June 29, 2017
Virginia’s Workforce Training Programs Are Successful, Popular — and on the Chopping Block in D.C.
The President’s recently released proposal for the 2018 federal budget features deep cuts in assistance programs that help struggling families and slashes funding for a range of public services and investments. Included in the cuts are drastic reductions to workforce training programs that have had widespread bipartisan support as important investments for building a strong workforce and economy. Many people and employers across the commonwealth depend upon these programs.
This includes a forty percent cut – $18.9 million – to adult, youth, and dislocated worker funding under the Title I of the Workforce Innovation and Opportunity Act (WIOA). These programs help recently laid off workers retool their skills in promising fields. They help kids that dropped out of school and those at risk of dropping out find paid work, grow their skills, and get back on the right track with their education. They help out of work adults find employment opportunities. They strengthen Virginia’s workforce and make the state a more attractive destination for employers.
The federal government is the primary funding source for WIOA services in Virginia – meaning the federal reductions proposed by the President would significantly disrupt and likely eliminate workforce training opportunities.
WIOA received widespread, bipartisan support – it’s one of the few areas where democrats and republicans in D.C. have recently found common ground – when it was approved in 2014. The Act has been lauded for its design to streamline services, promote the use of evidence-based practices like sector strategies and career pathways, and for encouraging partnerships with employers. Reviews of programs prior to the passage of WIOA, including a Virginia study, show positive returns on investment for participants and reduced reliance on public assistance after 5 years.
The President’s proposed budget also calls for cuts to federal support for career and technical education (CTE) in Virginia’s public schools. Schools offer these courses in grades 6-12 to train students in promising career fields and earn industry recognized credentials. These courses offer students a career pathway that allows them to sidestep the rising cost of tuition at four-year colleges and enter the job market with sought-after skills and expertise. The President’s proposal cuts federal CTE support nationally by 14 percent, resulting in millions of dollars in cuts here in Virginia.
These proposed cuts won’t just affect students. They also hurt employers who are in need of workers with the skills these classes teach. In a survey of school CTE directors, CTE classes in the highest demand from employers were in areas such as the health sciences, information technology, and manufacturing, which can require costly equipment. If schools don’t have resources, they won’t be able to offer courses in these fields.
These reductions in federal support would also come as Virginia looks to ramp up work-based learning opportunities and CTE offerings as part of new high school graduation requirements.
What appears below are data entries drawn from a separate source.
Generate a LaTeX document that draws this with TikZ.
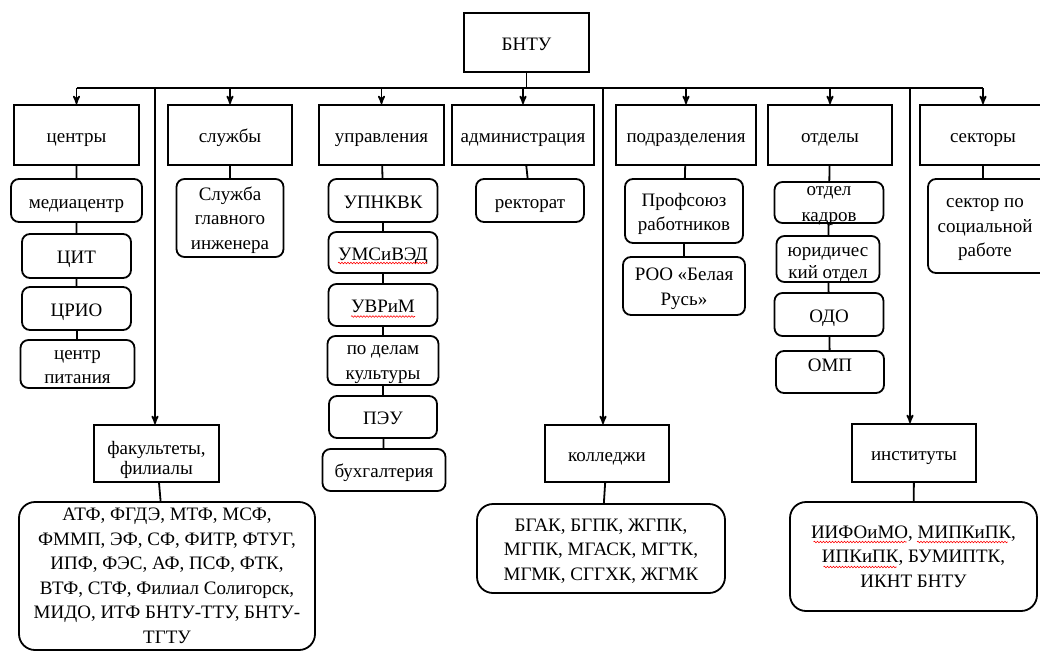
\documentclass[tikz,border=0pt]{standalone}
\usepackage{fontspec}
\setmainfont{Liberation Serif}
\usetikzlibrary{arrows,positioning,decorations.pathmorphing}

\begin{document}
\begin{tikzpicture}[x=1pt,y=-1pt,line width=1.8pt,>=stealth',
    every node/.style={font=\fontsize{19}{24.5}\selectfont,align=center,inner sep=2pt},
    one/.style={text height=15pt,text depth=0pt},
    txt/.style 2 args={label={[yshift=#1]center:#2}},
    head/.style={draw,rectangle,minimum height=60pt,one},
    unit/.style={draw,rounded corners=8pt,minimum height=43pt,one},
    list/.style={draw,rounded corners=16pt},
    spell/.style={draw=red,line width=0.6pt,decorate,decoration={snake,amplitude=0.8pt,segment length=3pt}}]
\useasboundingbox (0,0) rectangle (1040,653);

\node[head,minimum width=125pt,minimum height=59pt] (root) at (526.5,42.5) {БНТУ};
\coordinate (hub) at (526.5,88);

\foreach \x/\w/\t [count=\n] in {76.5/125/центры,230/124/службы,381.5/125/управления,523/142/администрация,686/140/подразделения,830/124/отделы,983/126/секторы}
    \node[head,minimum width=\w pt] (T\n) at (\x,135) {\t};

\draw (root) -- (hub);
\draw (T1.north |- hub) -- (T7.north |- hub);
\foreach \n in {1,...,7}
    \draw[->] (T\n.north |- hub) -- (T\n.north);

% lower level
\node[head,minimum width=125pt,minimum height=57pt,
      label={[yshift=-6.3pt,font=\fontsize{19}{20}\selectfont]center:факультеты,\\филиалы}] (F) at (156.5,453.5) {};
\node[head,minimum width=124pt,minimum height=57pt] (K) at (607,453.5) {колледжи};
\node[head,minimum width=124pt,minimum height=58pt] (I) at (914,453) {институты};
\coordinate (dF) at (155,88);
\coordinate (dK) at (603,88);
\coordinate (dI) at (910,88);
\foreach \d/\b in {dF/F,dK/K,dI/I}
    \draw[->] (\d) -- (\d |- \b.north);

\node[list,minimum width=296pt,minimum height=148pt] (FL) at (167,576) {АТФ, ФГДЭ, МТФ, МСФ,\\ФММП, ЭФ, СФ, ФИТР, ФТУГ,\\ИПФ, ФЭС, АФ, ПСФ, ФТК,\\ВТФ, СТФ, Филиал Солигорск,\\МИДО, ИТФ БНТУ-ТТУ, БНТУ-\\ТГТУ};
\node[list,minimum width=248pt,minimum height=89pt,txt={-2.4pt}{БГАК, БГПК, ЖГПК,\\МГПК, МГАСК, МГТК,\\МГМК, СГГХК, ЖГМК}] (KL) at (601,548.5) {};
\node[list,minimum width=247pt,minimum height=109pt] (IL) at (913.5,556.5) {ИИФОиМО, МИПКиПК,\\ИПКиПК, БУМИПТК,\\ИКНТ БНТУ};
\draw (F) -- (FL);
\draw (K) -- (KL);
\draw (I) -- (IL);

% центры
\node[unit,minimum width=131pt] (C1) at (76.5,200.5) {медиацентр};
\node[unit,minimum width=109pt,minimum height=44pt] (C2) at (76.5,256) {ЦИТ};
\node[unit,minimum width=109pt] (C3) at (76.5,308.5) {ЦРИО};
\node[unit,minimum width=114pt,minimum height=48pt,txt={-3.3pt}{центр\\питания}] (C4) at (77.5,364) {};
\draw (T1) -- (C1) -- (C2) -- (C3) -- (C4);

% службы
\node[unit,minimum width=107pt,minimum height=78pt,txt={-2pt}{Служба\\главного\\инженера}] (S1) at (230,218) {};
\draw (T2) -- (S1);

% управления
\node[unit,minimum width=109pt] (U1) at (383,200.5) {УПНКВК};
\node[unit,minimum width=109pt,minimum height=41pt] (U2) at (383,252.5) {УМСиВЭД};
\node[unit,minimum width=109pt,minimum height=42pt] (U3) at (383,305) {УВРиМ};
\node[unit,minimum width=111pt,minimum height=49pt,txt={-3.9pt}{по делам\\культуры}] (U4) at (383,360.5) {};
\node[unit,minimum width=108pt,minimum height=42pt] (U5) at (383,417) {ПЭУ};
\node[unit,minimum width=123pt,minimum height=42pt] (U6) at (384,470) {бухгалтерия};
\draw (T3) -- (U1) -- (U2) -- (U3) -- (U4) -- (U5) -- (U6);

% администрация
\node[unit,minimum width=108pt] (R1) at (530,200.5) {ректорат};
\draw (T4) -- (R1);

% подразделения
\node[unit,minimum width=118pt,minimum height=64pt,txt={-3.1pt}{Профсоюз\\работников}] (P1) at (684,211) {};
\node[unit,minimum width=122pt,minimum height=58pt,txt={-3pt}{РОО «Белая\\Русь»}] (P2) at (684,286) {};
\draw (T5) -- (P1) -- (P2);

% отделы
\node[unit,minimum width=109pt,minimum height=41pt,
      label={[yshift=-3.6pt,font=\fontsize{19}{26}\selectfont]center:отдел\\кадров}] (O1) at (829,202.5) {};
\node[unit,minimum width=103pt,minimum height=46pt,
      label={[yshift=-5.7pt,font=\fontsize{19}{22}\selectfont]center:юридичес\\кий отдел}] (O2) at (828,259) {};
\node[unit,minimum width=109pt] (O3) at (829,314.5) {ОДО};
\node[unit,minimum width=108pt,minimum height=42pt,text height=0pt,text depth=2pt] (O4) at (830,372) {ОМП};
\draw (T6) -- (O1) -- (O2) -- (O3) -- (O4);

% секторы
\node[unit,minimum width=124pt,minimum height=94pt,
      label={[xshift=-5pt,yshift=-3.6pt]center:сектор по\\социальной\\работе}] (E1) at (990,226) {};
\draw (T7) -- (T7 |- E1.north);

% spell-check marks
\draw[spell] ([xshift=-45pt,yshift=-3pt]U2.base) -- ([xshift=44pt,yshift=-3pt]U2.base);
\draw[spell] ([xshift=-32pt,yshift=-4pt]U3.base) -- ([xshift=32pt,yshift=-4pt]U3.base);
\draw[spell] ([xshift=-100pt,yshift=14.5pt]IL.center) -- ([xshift=-7pt,yshift=14.5pt]IL.center);
\draw[spell] ([xshift=3.5pt,yshift=14.5pt]IL.center) -- ([xshift=94pt,yshift=14.5pt]IL.center);
\draw[spell] ([xshift=-90pt,yshift=-10.5pt]IL.center) -- ([xshift=-17pt,yshift=-10.5pt]IL.center);
\end{tikzpicture}
\end{document}
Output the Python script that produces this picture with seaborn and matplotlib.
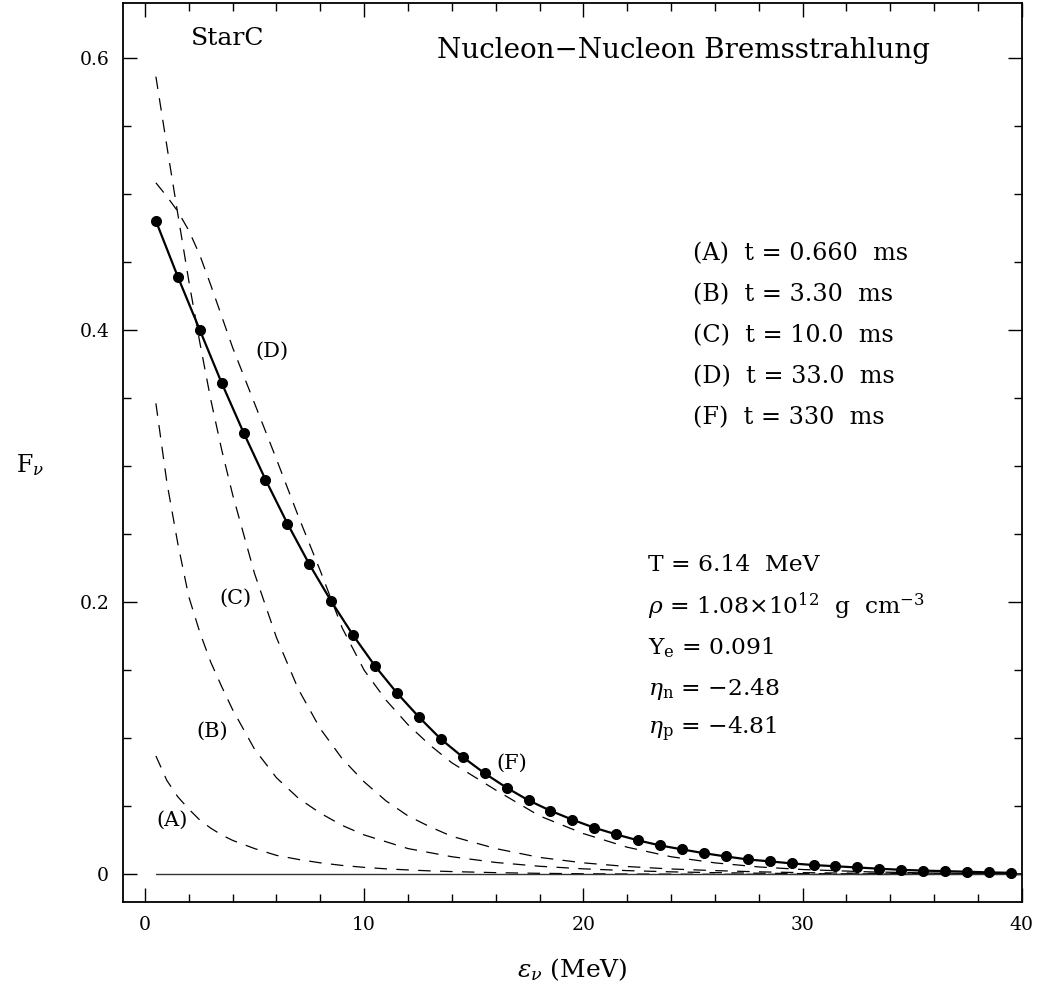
import numpy as np
import pandas as pd
import matplotlib
matplotlib.use("Agg")
import matplotlib.pyplot as plt
from matplotlib.ticker import MultipleLocator, FuncFormatter
import seaborn as sns

# Neutrino energy grid of the solid (F) spectrum, MeV
energy_f = np.arange(0.5, 40.0, 1.0)
spec_f = [0.480, 0.439, 0.400, 0.361, 0.3245, 0.290, 0.2577, 0.2278, 0.2006, 0.1756,
          0.153, 0.1332, 0.1156, 0.0994, 0.0862, 0.0742, 0.0637, 0.0544, 0.0468, 0.0402,
          0.0343, 0.0294, 0.0250, 0.0213, 0.0184, 0.0156, 0.0132, 0.0110, 0.0096, 0.0081,
          0.0069, 0.0060, 0.0051, 0.0042, 0.0034, 0.0028, 0.0024, 0.0020, 0.0015, 0.0012]

# Energy grid of the dashed (earlier-time) spectra, MeV
energy_t = [0.5, 1, 1.5, 2, 2.5, 3, 3.5, 4, 5, 6, 7, 8, 9, 10, 11, 12, 13, 14,
            16, 18, 20, 22, 24, 26, 28, 30, 33, 36, 40]
spec_a = [0.087, 0.069, 0.057, 0.048, 0.040, 0.034, 0.029, 0.025, 0.019, 0.014,
          0.011, 0.0085, 0.0066, 0.0052, 0.0041, 0.0033, 0.0026, 0.0021, 0.0013, 0.0008,
          0.0005, 0.0003, 0.0002, 0.0001, 0.0001, 0.0, 0.0, 0.0, 0.0]
spec_b = [0.346, 0.288, 0.243, 0.204, 0.178, 0.156, 0.138, 0.121, 0.092, 0.071,
          0.056, 0.045, 0.036, 0.029, 0.024, 0.019, 0.016, 0.013, 0.0088, 0.0060,
          0.0041, 0.0028, 0.0019, 0.0013, 0.0009, 0.0006, 0.0004, 0.0002, 0.0001]
spec_c = [0.586, 0.535, 0.485, 0.436, 0.391, 0.349, 0.312, 0.279, 0.221, 0.174,
          0.136, 0.107, 0.085, 0.068, 0.054, 0.043, 0.035, 0.028, 0.019, 0.0125,
          0.0085, 0.0058, 0.0040, 0.0028, 0.0019, 0.0013, 0.0008, 0.0005, 0.0002]
spec_d = [0.508, 0.498, 0.487, 0.473, 0.455, 0.433, 0.410, 0.387, 0.346, 0.305,
          0.263, 0.223, 0.181, 0.150, 0.128, 0.110, 0.095, 0.082, 0.062, 0.043,
          0.030, 0.020, 0.013, 0.0085, 0.0055, 0.0036, 0.0019, 0.0010, 0.0004]

legend_lines = ["(A)  t = 0.660  ms", "(B)  t = 3.30  ms", "(C)  t = 10.0  ms",
                "(D)  t = 33.0  ms", "(F)  t = 330  ms"]
param_lines = ["T = 6.14  MeV",
               r"$\rho$ = 1.08$\times$10$^{12}$  g  cm$^{-3}$",
               r"Y$_{\rm e}$ = 0.091",
               r"$\eta_{\rm n}$ = $-$2.48",
               r"$\eta_{\rm p}$ = $-$4.81"]
curve_tags = ["(A)", "(B)", "(C)", "(D)", "(F)"]

sns.set_theme(style="ticks")
plt.rcParams["font.family"] = ["DejaVu Serif"]
plt.rcParams["mathtext.fontset"] = "dejavuserif"
plt.rcParams["text.color"] = "black"
plt.rcParams["axes.labelcolor"] = "black"

fig = plt.figure(figsize=(10.39, 9.94), dpi=100)
ax = fig.add_axes([0.1184, 0.0929, 0.865, 0.904])

dashed = pd.DataFrame({
    "energy": energy_t * 4,
    "flux": spec_a + spec_b + spec_c + spec_d,
    "epoch": sum([[tag] * len(energy_t) for tag in curve_tags[:4]], []),
})
for tag, grp in dashed.groupby("epoch"):
    sns.lineplot(data=grp, x="energy", y="flux", ax=ax, color="black", lw=0.9,
                 linestyle=(0, (10, 7.5)), estimator=None, sort=True)

# zero reference line
ax.plot([0.5, 40], [0, 0], color="#333333", lw=1.0)

sns.lineplot(x=energy_f, y=spec_f, ax=ax, color="black", lw=1.6, marker="o",
             markersize=7.2, markeredgecolor="black", markerfacecolor="black",
             estimator=None)

ax.set_xlim(-1, 40)
ax.set_ylim(-0.02, 0.64)

for s in ax.spines.values():
    s.set_linewidth(1.3)
    s.set_color("black")

ax.xaxis.set_major_locator(MultipleLocator(10))
ax.xaxis.set_minor_locator(MultipleLocator(2))
ax.yaxis.set_major_locator(MultipleLocator(0.2))
ax.yaxis.set_minor_locator(MultipleLocator(0.05))
ax.xaxis.set_major_formatter(FuncFormatter(lambda v, p: f"{v:.0f}"))
ax.yaxis.set_major_formatter(FuncFormatter(lambda v, p: "0" if abs(v) < 1e-9 else f"{v:.1f}"))
ax.tick_params(which="both", direction="in", top=True, right=True, colors="black",
               labelsize=13.5)
ax.tick_params(which="major", length=10, width=1.0, pad=10)
ax.tick_params(which="minor", length=5.5, width=1.0)

ax.set_xlabel(r"$\varepsilon_\nu$ (MeV)", fontsize=18)
ax.xaxis.set_label_coords(0.4996, -0.076)
ax.xaxis.label.set_va("center")
ax.set_ylabel(r"F$_\nu$", fontsize=17, rotation=0, ha="center", va="center")
ax.yaxis.set_label_coords(-0.1035, 0.486)

ax.text(3.79, 0.614, "StarC", fontsize=18, ha="center", va="center")
ax.text(24.55, 0.605, "Nucleon\u2212Nucleon Bremsstrahlung", fontsize=20,
        ha="center", va="center")

for i, line in enumerate(legend_lines):
    ax.text(25.0, 0.456 - i * 0.0302, line, fontsize=17.2, ha="left", va="center")
for i, line in enumerate(param_lines):
    ax.text(22.95, 0.227 - i * 0.0302, line, fontsize=16.8, ha="left", va="center")

tag_pos = [(1.22, 0.0397), (3.09, 0.105), (4.14, 0.203), (5.78, 0.384), (16.74, 0.082)]
for tag, (tx, ty) in zip(curve_tags, tag_pos):
    ax.text(tx, ty, tag, fontsize=15, ha="center", va="center")

fig.savefig("out.png", dpi=100, facecolor="white")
The Virginia Board of Education is currently developing a “profile of a Virginia graduate” that will be used to create new standards for high schools in the state – emphasizing a need for career exploration and work-based learning in high school. The federal cuts will undermine our ability to implement these new innovative strategies supported by democrats and republicans here in the state.
The President’s budget proposal is a bad deal for Virginia’s communities and our economy. It’s critical that Virginia’s congressional leaders reject this dangerous cost-shift to the state, and put the needs of all Virginia families at the top of the agenda.